The Financial Markets Authority (FMA) in New Zealand has filed criminal charges against an individual in relation to the Forestlands group of companies, for alleged disclosure and financial record keeping breaches. Source: Timberbiz
The FMA claims relate to:
- omissions of security arrangements of an externally borrowed $1 million loan from the financial statements of certain Forestlands companies, which the FMA say were knowingly omitted and misrepresented their financial position (three charges under the Financial Reporting Act);
- failures to file the Forestlands companies’ financial statements for the financial years ending in March 2015, 2016 and 2017 (18 charges under the Financial Markets Conduct Act 2013 and Crimes Act 1961, and 36 charges under the Financial Reporting Act 1993);
- failures to keep proper accounting records (18 charges under the Companies Act 1993); and
- failures to keep and supervise share registers (36 charges under the Companies Act 1993).
The multiple charges for each issue reflect that the Forestlands group consists of 18 different numbered companies (ie Forestlands No. 2-12 and 14-20).
The leading three charges under the Financial Reporting Act carry a maximum penalty of five years’ imprisonment and/or a fine of up to NZ$200,000.
The charges were filed in the Nelson District Court.
From 1998 to 2011 Forestlands New Zealand Limited and its 18 related companies were incorporated, which each raised up to $2.75 million from the public via share offer.
Shares in the companies were divided into three categories: Class A, Class B and Class C. Public investors were subscribed to Class B shares, which were entitled to any dividends, or distributions from a wind up, but had no voting rights.

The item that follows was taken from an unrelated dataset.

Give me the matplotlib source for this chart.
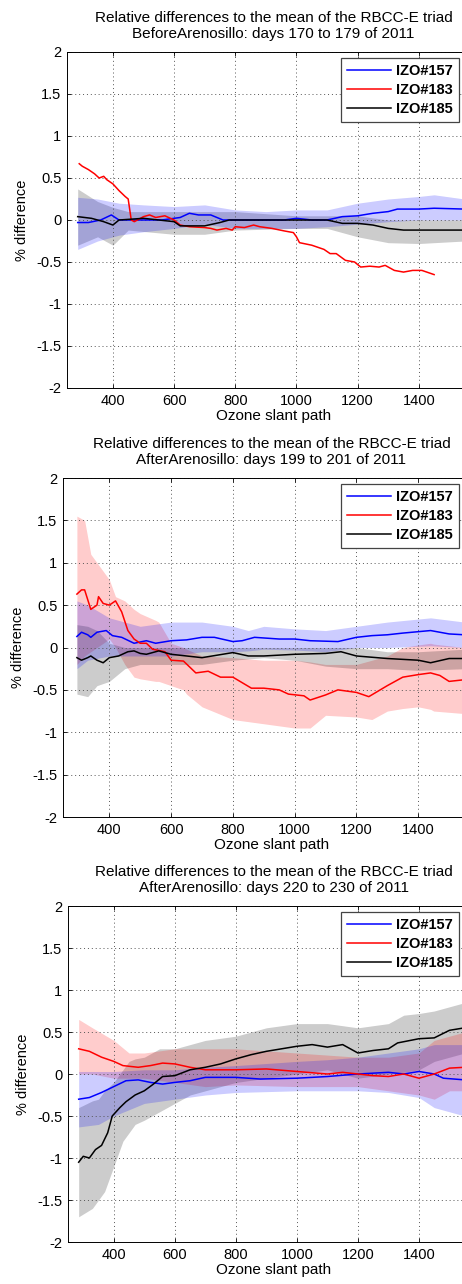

“The Forestlands companies raised a significant sum from the public and investors were left in the dark and concerned for their hard-earned money. Businesses must maintain proper accounting records and ensure financial statements are accurate,” Nick Kynoch, FMA General Counsel, said.
“The Forestlands investment structure gave investors very little control but a fundamental right they had was access to financial information. We are seeking to hold this conduct to account, however, we recognise shareholders may be left out of pocket.”

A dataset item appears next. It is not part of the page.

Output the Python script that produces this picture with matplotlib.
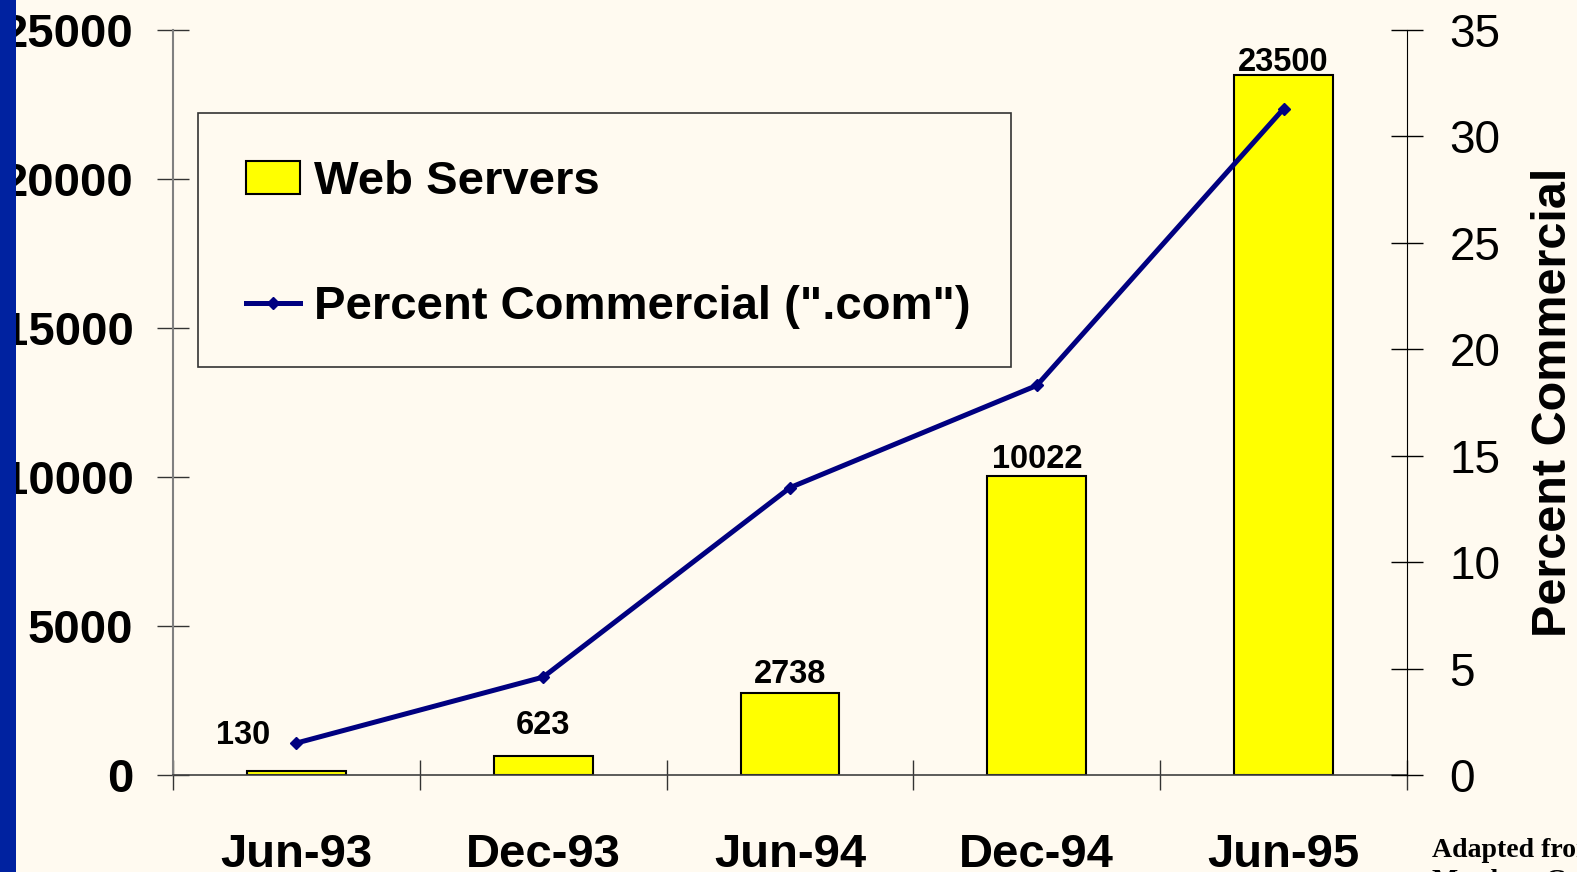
#!/usr/bin/env python3

import matplotlib.pyplot as plt
import matplotlib.patches as mpatches
from matplotlib.lines import Line2D
import numpy as np

# Data
periods = ['Jun-93', 'Dec-93', 'Jun-94', 'Dec-94', 'Jun-95']
web_servers = [130, 623, 2738, 10022, 23500]
percent_com = [1.5, 4.6, 13.5, 18.3, 31.3]

BG = '#FFFAF0'
NAVY = '#000080'

plt.rcParams['font.family'] = ['Liberation Sans', 'DejaVu Sans']

fig = plt.figure(figsize=(15.77, 8.72), dpi=100, facecolor=BG)

# blue strip from the slide on the left edge
fig.patches.append(mpatches.Rectangle((0, 0), 16 / 1577, 1, transform=fig.transFigure,
                                      facecolor='#0022A0', edgecolor='none', zorder=10))

ax = fig.add_axes([173 / 1577, 1 - 775 / 872, (1407 - 173) / 1577, (775 - 30) / 872])
ax.set_facecolor('none')
x = np.arange(len(periods))

bars = ax.bar(x, web_servers, width=0.4, color='#FFFF00', edgecolor='black',
              linewidth=1.5, zorder=2)

# value labels above the bars (first one nudged left to clear the line marker)
label_shift = [(-53, 20), (0, 15), (0, 3), (0, 1), (0, -3)]
for xi, val, (dx, dy) in zip(x, web_servers, label_shift):
    ax.annotate(str(val), (xi, val), xytext=(dx, dy), textcoords='offset pixels',
                ha='center', va='bottom', fontsize=23.5, fontweight='bold', zorder=5)

ax.set_xlim(-0.5, len(periods) - 0.5)
ax.set_ylim(0, 25000)
ax.set_yticks(np.arange(0, 25001, 5000))
ax.set_yticklabels([str(v) for v in range(0, 25001, 5000)], fontsize=34, fontweight='bold')
ax.tick_params(axis='y', direction='inout', length=23, width=1, color='#333333', pad=17)

ax.set_xticks(x)
ax.set_xticklabels(periods, fontsize=34, fontweight='bold')
ax.tick_params(axis='x', which='major', length=0, pad=42)
ax.set_xticks(np.arange(-0.5, len(periods)), minor=True)
ax.tick_params(axis='x', which='minor', direction='inout', length=22, width=1, color='#333333')

for side in ['top', 'right']:
    ax.spines[side].set_visible(False)
ax.spines['left'].set_color('#808080')
ax.spines['left'].set_linewidth(1.5)
ax.spines['bottom'].set_color('#404040')
ax.spines['bottom'].set_linewidth(1.2)

# right axis for percent commercial
ax2 = ax.twinx()
ax2.set_facecolor('none')
ax2.plot(x, percent_com, color=NAVY, linewidth=3.6, marker='D', markersize=6.5, zorder=4)
ax2.set_ylim(0, 35)
ax2.set_yticks(np.arange(0, 36, 5))
ax2.set_yticklabels([str(v) for v in range(0, 36, 5)], fontsize=33)
ax2.tick_params(axis='y', direction='inout', length=23, width=1, color='black', pad=19)
for side in ['top', 'left', 'bottom']:
    ax2.spines[side].set_visible(False)
ax2.spines['right'].set_color('black')
ax2.set_ylabel('Percent Commercial', fontsize=35, fontweight='bold', labelpad=22)

# legend with a drawn frame
fig.patches.append(mpatches.Rectangle((198 / 1577, 1 - 367 / 872), (1011 - 198) / 1577,
                                      (367 - 113) / 872, transform=fig.transFigure,
                                      facecolor=BG, edgecolor='#333333', linewidth=1.2, zorder=6))
handles = [mpatches.Patch(facecolor='#FFFF00', edgecolor='black', linewidth=1.5),
           Line2D([], [], color=NAVY, linewidth=3.6, marker='D', markersize=6.5)]
leg = fig.legend(handles, ['Web Servers', 'Percent Commercial (".com")'],
                 loc='upper left', bbox_to_anchor=(246 / 1577, 1 - 160 / 872),
                 frameon=False, prop={'size': 34, 'weight': 'bold'},
                 handlelength=1.15, handleheight=0.7, handletextpad=0.3,
                 labelspacing=1.72, borderpad=0, borderaxespad=0)
leg.set_zorder(7)

fig.text(1432 / 1577, 1 - 857 / 872, 'Adapted from', fontsize=20,
         fontweight='bold', family='Liberation Serif', va='baseline')
fig.text(1432 / 1577, 1 - 888 / 872, 'Matthew Gray', fontsize=20,
         fontweight='bold', family='Liberation Serif', va='baseline')

plt.savefig('out.png', dpi=100, facecolor=BG)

Forestlands claimed to have owned 1934 hectares of forest land on the east coast of the North Island and in the south-west of the South Island.
After the Forestlands group ran into financial difficulty, a sale process was commenced in mid-2015, but investors were not notified or consulted.
Investors began to raise concerns about the lack of financial information and rumours around the sale of the forestry assets and the associated treatment of investor funds. In October 2016, the forestry assets were sold for approximately NZ$23.5 million and in early 2017, at the direction of the FMA, NZ$18 million was placed in trust to secure the interests of investors.
In September 2018, the FMA successfully applied for the 18 numbered Forestlands companies (which raised money from the public) to be placed into liquidation after determining that insufficient progress had been made towards completing the shareholder distribution process. The liquidation process is ongoing and the FMA has not sought costs.